Problem to work on:
Any pictures in the records below must be left out when you repeat the lines from the line containing "Write a Python" through the line containing "plt.rcParams['mathtext.fontset'] = 'cm'" exactly.

Material:
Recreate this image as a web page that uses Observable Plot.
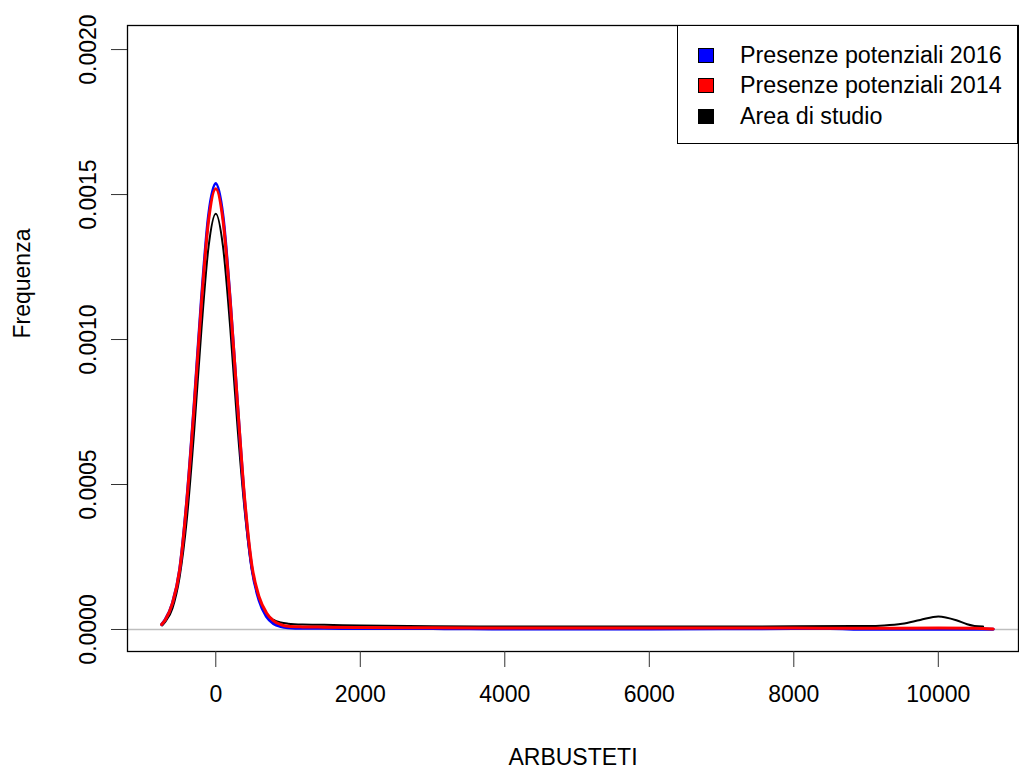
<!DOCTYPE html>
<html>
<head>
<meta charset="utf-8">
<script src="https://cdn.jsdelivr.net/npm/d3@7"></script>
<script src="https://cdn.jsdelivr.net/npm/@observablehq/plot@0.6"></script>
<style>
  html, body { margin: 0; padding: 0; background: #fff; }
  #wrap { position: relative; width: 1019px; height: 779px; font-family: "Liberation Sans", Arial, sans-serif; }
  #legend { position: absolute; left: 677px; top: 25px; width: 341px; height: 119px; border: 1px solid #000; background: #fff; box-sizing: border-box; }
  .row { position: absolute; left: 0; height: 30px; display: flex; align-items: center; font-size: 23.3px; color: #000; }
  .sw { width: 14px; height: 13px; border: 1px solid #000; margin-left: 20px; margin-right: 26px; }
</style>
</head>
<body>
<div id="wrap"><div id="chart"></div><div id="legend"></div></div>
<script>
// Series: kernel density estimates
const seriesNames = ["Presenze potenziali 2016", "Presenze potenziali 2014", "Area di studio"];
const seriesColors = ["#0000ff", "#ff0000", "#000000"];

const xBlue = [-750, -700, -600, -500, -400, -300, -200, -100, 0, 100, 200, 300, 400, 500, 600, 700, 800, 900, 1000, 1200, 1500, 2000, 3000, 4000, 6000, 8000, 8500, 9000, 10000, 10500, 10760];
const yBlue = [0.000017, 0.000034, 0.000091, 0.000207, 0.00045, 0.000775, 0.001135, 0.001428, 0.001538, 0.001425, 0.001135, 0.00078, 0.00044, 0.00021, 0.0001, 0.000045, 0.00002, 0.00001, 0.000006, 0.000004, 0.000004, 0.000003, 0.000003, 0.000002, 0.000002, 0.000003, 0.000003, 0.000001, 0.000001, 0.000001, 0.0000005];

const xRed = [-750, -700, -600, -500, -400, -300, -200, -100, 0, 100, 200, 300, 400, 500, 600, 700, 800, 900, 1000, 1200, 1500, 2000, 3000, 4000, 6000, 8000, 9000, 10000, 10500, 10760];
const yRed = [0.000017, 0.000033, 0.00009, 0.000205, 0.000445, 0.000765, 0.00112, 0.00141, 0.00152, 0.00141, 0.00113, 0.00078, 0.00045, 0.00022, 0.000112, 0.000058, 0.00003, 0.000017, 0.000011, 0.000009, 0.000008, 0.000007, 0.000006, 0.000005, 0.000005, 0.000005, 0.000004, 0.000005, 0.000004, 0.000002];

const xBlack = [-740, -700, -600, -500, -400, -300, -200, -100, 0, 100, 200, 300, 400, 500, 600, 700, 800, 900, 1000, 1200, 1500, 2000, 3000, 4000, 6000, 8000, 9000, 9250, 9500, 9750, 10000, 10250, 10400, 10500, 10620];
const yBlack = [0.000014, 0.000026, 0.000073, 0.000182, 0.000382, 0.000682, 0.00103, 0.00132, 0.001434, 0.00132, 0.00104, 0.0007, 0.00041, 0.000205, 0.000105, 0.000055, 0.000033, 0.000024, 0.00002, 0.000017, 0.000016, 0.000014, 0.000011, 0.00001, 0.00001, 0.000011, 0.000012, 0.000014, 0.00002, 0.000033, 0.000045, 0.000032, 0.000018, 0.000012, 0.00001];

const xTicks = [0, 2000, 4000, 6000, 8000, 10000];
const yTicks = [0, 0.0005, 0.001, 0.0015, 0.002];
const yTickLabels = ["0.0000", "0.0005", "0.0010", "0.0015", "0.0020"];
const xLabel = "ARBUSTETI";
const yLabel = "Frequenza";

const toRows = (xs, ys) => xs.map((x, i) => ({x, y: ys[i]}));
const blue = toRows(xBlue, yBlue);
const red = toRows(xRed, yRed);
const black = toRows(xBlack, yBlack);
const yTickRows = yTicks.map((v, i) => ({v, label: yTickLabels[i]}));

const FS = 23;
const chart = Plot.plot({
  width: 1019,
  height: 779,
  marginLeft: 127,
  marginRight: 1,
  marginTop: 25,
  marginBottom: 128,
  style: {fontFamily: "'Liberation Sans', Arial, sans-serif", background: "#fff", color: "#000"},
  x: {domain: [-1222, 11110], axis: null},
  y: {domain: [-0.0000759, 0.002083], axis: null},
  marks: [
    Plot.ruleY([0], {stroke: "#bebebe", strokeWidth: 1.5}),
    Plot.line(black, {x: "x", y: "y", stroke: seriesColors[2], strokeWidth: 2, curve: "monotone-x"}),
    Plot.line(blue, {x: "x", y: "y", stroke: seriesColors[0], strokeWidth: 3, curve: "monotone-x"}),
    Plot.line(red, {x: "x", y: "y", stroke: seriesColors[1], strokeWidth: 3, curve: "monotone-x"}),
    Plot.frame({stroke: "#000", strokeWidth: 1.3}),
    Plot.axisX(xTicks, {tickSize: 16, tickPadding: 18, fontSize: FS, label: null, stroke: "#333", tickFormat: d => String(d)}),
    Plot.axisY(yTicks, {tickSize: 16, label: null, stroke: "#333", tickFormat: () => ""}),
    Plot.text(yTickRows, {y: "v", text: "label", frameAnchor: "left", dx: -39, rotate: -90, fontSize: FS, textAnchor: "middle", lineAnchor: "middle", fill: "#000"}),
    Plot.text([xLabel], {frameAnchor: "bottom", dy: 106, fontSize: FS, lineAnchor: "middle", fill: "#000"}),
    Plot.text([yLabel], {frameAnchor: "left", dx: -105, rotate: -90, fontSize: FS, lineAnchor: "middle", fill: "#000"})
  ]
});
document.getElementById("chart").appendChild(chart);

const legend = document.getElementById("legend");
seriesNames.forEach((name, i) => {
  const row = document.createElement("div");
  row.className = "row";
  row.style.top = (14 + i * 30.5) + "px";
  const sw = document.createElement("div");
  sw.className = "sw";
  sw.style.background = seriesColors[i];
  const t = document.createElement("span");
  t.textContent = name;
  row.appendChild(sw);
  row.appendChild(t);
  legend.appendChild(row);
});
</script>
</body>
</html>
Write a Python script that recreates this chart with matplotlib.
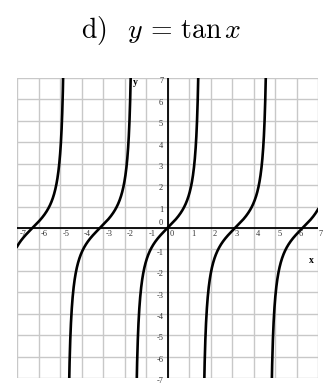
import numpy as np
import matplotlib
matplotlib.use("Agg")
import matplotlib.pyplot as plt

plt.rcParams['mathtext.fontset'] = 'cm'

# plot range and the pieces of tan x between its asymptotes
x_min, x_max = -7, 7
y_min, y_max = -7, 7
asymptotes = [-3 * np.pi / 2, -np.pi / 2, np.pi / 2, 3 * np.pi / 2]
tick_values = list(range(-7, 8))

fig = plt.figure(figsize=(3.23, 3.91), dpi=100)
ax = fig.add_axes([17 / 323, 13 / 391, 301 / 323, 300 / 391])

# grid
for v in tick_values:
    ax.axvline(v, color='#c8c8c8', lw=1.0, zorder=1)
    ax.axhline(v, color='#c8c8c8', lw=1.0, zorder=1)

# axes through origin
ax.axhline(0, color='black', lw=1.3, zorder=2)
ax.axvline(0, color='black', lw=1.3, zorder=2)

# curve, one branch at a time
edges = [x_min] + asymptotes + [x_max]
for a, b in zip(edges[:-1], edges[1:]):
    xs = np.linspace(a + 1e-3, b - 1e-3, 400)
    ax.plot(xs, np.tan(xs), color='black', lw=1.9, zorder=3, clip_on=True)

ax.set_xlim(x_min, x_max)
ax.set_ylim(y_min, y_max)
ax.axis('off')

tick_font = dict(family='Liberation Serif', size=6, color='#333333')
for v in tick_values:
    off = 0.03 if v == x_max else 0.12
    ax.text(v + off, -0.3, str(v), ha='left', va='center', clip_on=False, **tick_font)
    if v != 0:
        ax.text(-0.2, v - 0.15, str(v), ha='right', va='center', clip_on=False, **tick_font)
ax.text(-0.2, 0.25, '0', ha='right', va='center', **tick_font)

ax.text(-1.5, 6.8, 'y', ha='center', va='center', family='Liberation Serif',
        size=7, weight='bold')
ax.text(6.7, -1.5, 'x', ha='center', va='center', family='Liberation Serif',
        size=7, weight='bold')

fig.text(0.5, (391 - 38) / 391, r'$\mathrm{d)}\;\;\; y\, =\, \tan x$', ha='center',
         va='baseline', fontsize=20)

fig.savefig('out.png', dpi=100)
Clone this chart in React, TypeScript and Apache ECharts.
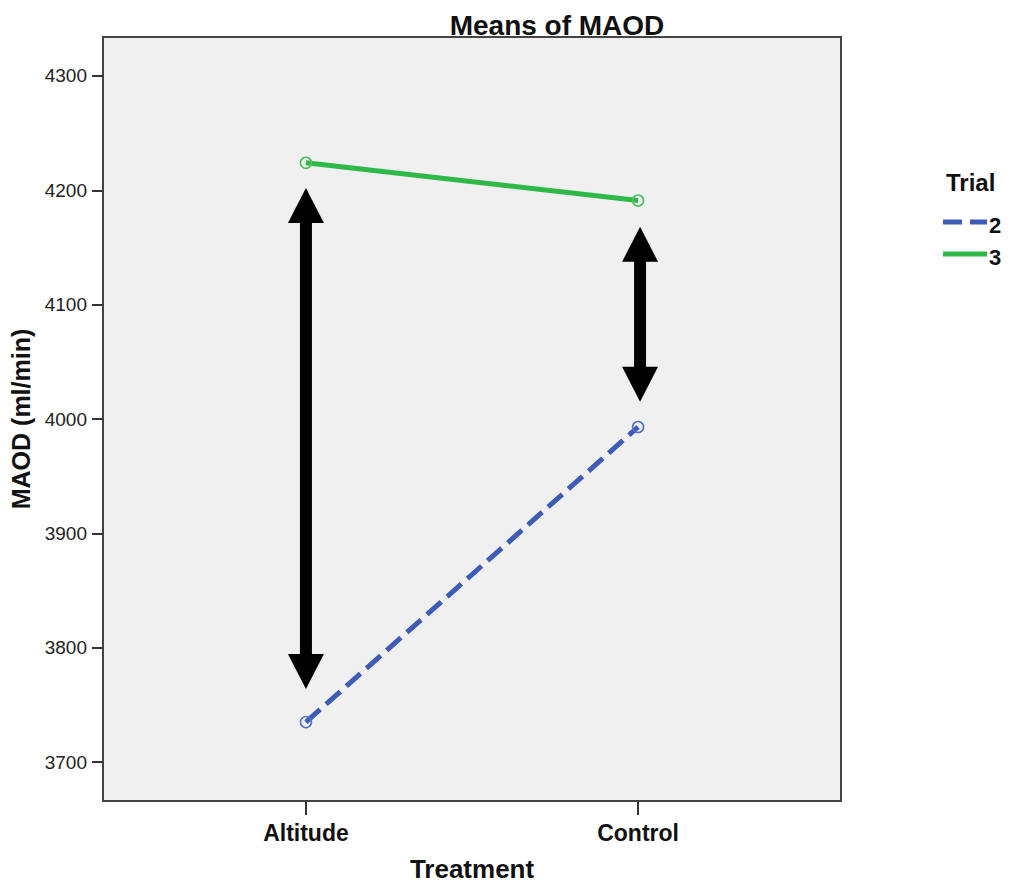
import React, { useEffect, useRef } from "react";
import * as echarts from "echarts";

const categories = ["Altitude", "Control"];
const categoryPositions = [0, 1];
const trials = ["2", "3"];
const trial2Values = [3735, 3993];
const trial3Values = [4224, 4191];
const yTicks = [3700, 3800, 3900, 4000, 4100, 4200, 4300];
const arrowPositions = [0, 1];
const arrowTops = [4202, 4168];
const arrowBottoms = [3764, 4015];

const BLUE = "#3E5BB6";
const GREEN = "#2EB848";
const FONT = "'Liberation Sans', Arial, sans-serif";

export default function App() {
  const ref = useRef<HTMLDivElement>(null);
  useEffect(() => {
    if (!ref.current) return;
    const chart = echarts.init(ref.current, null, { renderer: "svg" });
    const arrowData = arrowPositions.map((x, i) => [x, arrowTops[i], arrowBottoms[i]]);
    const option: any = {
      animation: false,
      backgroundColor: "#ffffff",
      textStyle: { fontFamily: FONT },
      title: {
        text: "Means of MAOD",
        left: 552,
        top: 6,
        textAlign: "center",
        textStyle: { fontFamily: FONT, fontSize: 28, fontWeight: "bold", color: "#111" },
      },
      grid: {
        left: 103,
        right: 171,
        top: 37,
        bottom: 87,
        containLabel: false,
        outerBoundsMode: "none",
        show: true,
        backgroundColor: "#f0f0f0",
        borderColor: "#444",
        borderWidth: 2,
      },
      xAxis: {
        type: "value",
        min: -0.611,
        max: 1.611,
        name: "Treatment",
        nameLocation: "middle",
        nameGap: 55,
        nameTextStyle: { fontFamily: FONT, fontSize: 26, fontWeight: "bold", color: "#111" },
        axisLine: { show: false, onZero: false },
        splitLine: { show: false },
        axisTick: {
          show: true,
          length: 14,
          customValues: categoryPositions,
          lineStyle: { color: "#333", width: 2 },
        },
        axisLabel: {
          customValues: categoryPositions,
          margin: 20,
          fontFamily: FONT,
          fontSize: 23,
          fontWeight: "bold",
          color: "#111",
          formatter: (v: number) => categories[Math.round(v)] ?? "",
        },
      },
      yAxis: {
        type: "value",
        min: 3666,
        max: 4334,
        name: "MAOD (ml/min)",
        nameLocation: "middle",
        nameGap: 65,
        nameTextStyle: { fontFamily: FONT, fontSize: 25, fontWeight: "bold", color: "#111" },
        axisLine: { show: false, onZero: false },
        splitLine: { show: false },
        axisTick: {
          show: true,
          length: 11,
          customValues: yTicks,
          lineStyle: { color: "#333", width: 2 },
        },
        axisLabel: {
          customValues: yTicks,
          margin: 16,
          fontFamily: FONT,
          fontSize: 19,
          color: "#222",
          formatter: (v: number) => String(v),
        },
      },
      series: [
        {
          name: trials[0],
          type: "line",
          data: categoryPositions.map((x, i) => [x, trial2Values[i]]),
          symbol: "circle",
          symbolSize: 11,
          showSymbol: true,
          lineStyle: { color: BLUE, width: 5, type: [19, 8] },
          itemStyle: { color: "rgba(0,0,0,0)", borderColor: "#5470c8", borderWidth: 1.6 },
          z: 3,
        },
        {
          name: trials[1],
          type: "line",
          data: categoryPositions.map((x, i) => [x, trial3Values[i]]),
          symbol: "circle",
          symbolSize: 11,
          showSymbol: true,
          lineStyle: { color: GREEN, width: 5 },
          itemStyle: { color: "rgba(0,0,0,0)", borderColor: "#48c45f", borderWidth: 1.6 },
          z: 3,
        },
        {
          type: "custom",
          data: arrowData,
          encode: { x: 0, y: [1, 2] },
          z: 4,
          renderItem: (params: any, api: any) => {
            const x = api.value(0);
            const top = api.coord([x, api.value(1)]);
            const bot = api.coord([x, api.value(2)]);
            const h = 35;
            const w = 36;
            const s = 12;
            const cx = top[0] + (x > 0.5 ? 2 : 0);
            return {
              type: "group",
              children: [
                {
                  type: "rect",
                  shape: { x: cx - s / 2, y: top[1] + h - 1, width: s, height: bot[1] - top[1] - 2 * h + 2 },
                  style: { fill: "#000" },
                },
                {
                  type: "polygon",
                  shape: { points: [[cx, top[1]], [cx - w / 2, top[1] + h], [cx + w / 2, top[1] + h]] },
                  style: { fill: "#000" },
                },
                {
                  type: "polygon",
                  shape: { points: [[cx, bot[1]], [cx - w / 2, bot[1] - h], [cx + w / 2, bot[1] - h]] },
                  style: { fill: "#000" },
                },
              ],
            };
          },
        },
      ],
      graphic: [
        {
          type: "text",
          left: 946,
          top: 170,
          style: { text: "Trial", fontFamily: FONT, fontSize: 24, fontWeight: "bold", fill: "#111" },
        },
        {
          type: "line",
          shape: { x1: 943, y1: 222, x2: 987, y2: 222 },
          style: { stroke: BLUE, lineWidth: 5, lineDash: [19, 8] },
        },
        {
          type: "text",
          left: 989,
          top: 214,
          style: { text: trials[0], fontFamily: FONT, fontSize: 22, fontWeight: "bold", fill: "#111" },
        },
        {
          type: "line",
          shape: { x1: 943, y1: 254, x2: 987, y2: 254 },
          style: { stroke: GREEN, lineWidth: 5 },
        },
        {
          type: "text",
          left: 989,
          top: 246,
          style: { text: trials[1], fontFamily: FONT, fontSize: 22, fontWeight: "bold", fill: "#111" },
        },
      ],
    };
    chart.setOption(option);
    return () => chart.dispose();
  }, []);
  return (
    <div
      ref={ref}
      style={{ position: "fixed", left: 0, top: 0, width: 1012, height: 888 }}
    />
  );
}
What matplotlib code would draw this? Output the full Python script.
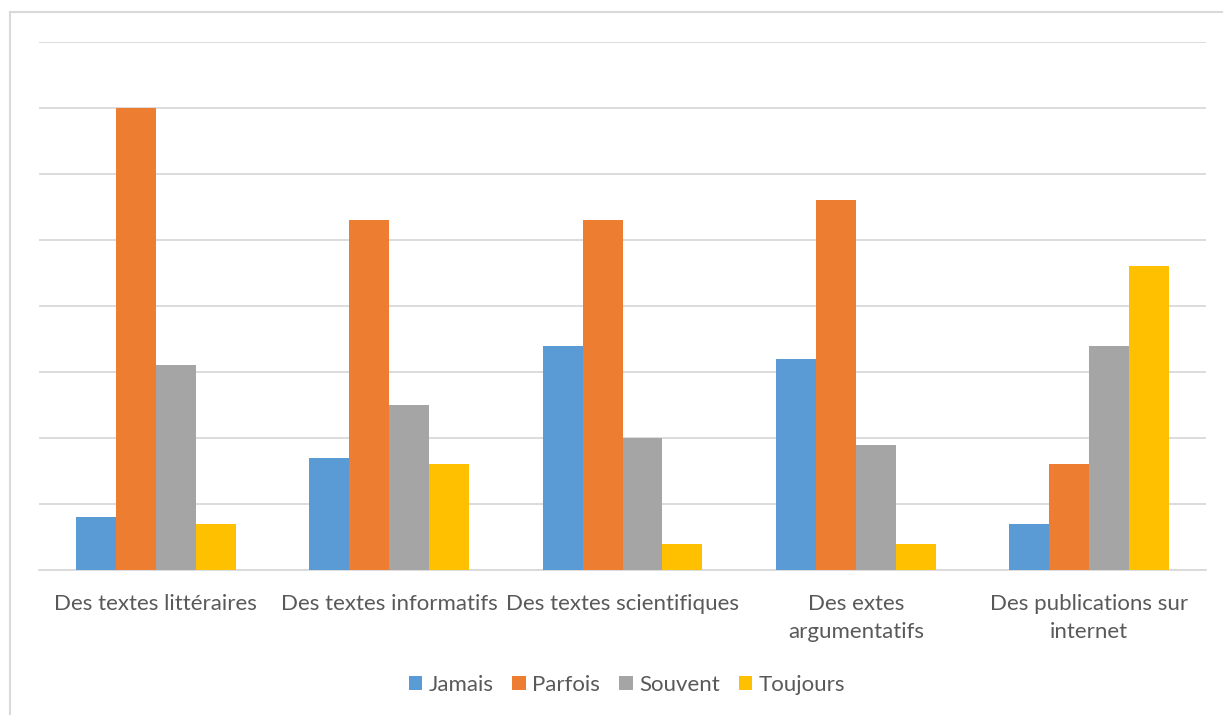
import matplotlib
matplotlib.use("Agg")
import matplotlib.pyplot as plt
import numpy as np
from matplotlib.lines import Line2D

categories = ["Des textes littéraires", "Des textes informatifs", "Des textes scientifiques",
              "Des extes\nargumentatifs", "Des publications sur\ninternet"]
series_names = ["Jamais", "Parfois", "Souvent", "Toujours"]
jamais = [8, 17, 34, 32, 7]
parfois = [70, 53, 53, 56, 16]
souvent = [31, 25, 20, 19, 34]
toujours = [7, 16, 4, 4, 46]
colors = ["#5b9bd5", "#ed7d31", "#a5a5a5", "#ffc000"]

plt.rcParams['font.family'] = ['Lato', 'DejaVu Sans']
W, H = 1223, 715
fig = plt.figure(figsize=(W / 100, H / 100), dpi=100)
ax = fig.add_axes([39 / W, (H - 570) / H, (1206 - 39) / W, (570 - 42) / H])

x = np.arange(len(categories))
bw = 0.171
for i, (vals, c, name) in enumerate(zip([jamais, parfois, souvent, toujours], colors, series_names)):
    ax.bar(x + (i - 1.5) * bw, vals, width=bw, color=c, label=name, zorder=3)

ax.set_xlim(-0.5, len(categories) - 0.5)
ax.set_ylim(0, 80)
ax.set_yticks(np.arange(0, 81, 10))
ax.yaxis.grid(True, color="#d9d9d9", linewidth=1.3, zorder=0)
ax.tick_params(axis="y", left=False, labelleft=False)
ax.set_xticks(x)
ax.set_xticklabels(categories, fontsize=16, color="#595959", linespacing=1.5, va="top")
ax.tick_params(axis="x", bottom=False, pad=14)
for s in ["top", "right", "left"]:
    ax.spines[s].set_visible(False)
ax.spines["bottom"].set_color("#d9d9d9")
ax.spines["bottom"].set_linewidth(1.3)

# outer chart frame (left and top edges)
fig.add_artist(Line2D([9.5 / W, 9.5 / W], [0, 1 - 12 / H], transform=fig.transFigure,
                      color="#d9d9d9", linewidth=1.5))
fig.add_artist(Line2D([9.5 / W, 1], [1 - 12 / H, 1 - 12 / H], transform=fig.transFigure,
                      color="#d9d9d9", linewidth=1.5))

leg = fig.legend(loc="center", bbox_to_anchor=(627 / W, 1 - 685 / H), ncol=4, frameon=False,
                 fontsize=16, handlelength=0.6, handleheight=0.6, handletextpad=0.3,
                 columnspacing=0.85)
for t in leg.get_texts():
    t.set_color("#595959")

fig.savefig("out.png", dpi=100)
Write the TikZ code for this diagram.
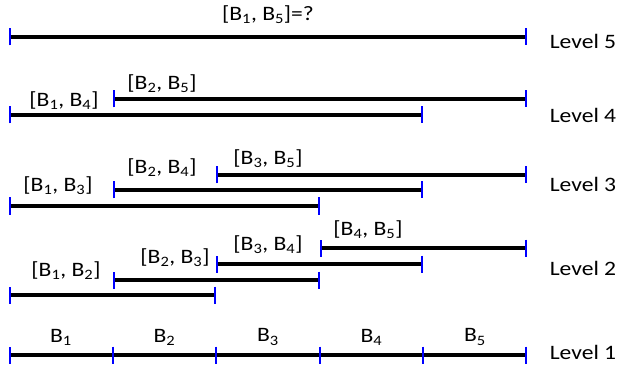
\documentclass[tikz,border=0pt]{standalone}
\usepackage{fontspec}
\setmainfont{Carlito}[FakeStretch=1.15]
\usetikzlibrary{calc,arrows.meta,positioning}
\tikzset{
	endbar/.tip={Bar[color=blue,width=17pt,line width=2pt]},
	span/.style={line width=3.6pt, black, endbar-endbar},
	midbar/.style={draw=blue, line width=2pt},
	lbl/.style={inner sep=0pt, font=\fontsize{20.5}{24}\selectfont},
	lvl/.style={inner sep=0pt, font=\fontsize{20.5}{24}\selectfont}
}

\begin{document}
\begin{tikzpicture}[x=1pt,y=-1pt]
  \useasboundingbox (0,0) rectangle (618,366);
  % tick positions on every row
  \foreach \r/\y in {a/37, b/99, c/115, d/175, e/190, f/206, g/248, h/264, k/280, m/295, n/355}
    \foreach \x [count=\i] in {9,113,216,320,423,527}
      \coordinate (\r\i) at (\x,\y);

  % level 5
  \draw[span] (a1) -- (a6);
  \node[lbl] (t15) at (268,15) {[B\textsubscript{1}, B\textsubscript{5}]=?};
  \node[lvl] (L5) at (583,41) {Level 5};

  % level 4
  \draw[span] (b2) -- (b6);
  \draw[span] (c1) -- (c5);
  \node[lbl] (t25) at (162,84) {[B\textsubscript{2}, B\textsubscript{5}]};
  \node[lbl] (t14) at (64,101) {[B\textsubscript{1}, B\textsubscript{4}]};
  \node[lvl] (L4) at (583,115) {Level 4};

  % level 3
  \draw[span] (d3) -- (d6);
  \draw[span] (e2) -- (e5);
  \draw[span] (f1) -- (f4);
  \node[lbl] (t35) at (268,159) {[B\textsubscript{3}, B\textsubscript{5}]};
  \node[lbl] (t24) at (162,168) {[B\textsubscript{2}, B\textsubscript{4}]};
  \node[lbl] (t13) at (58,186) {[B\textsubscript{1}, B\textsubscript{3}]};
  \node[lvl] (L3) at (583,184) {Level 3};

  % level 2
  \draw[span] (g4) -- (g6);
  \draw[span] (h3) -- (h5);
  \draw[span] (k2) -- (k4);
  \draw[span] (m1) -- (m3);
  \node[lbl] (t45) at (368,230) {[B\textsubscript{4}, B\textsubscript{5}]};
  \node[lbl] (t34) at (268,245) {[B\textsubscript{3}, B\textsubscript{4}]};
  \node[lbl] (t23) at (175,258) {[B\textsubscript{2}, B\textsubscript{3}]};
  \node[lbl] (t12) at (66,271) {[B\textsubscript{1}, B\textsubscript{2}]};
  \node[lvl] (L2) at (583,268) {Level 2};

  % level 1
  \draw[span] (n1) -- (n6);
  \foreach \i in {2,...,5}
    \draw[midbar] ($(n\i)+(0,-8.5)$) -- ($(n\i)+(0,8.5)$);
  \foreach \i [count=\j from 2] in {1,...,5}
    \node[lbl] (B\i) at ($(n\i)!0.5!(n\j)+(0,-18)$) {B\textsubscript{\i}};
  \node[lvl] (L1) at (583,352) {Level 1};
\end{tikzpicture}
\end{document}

Task answer:
Write a Python script that recreates this chart with matplotlib.
import numpy as np
import matplotlib
matplotlib.use("Agg")
import matplotlib.pyplot as plt

plt.rcParams['mathtext.fontset'] = 'cm'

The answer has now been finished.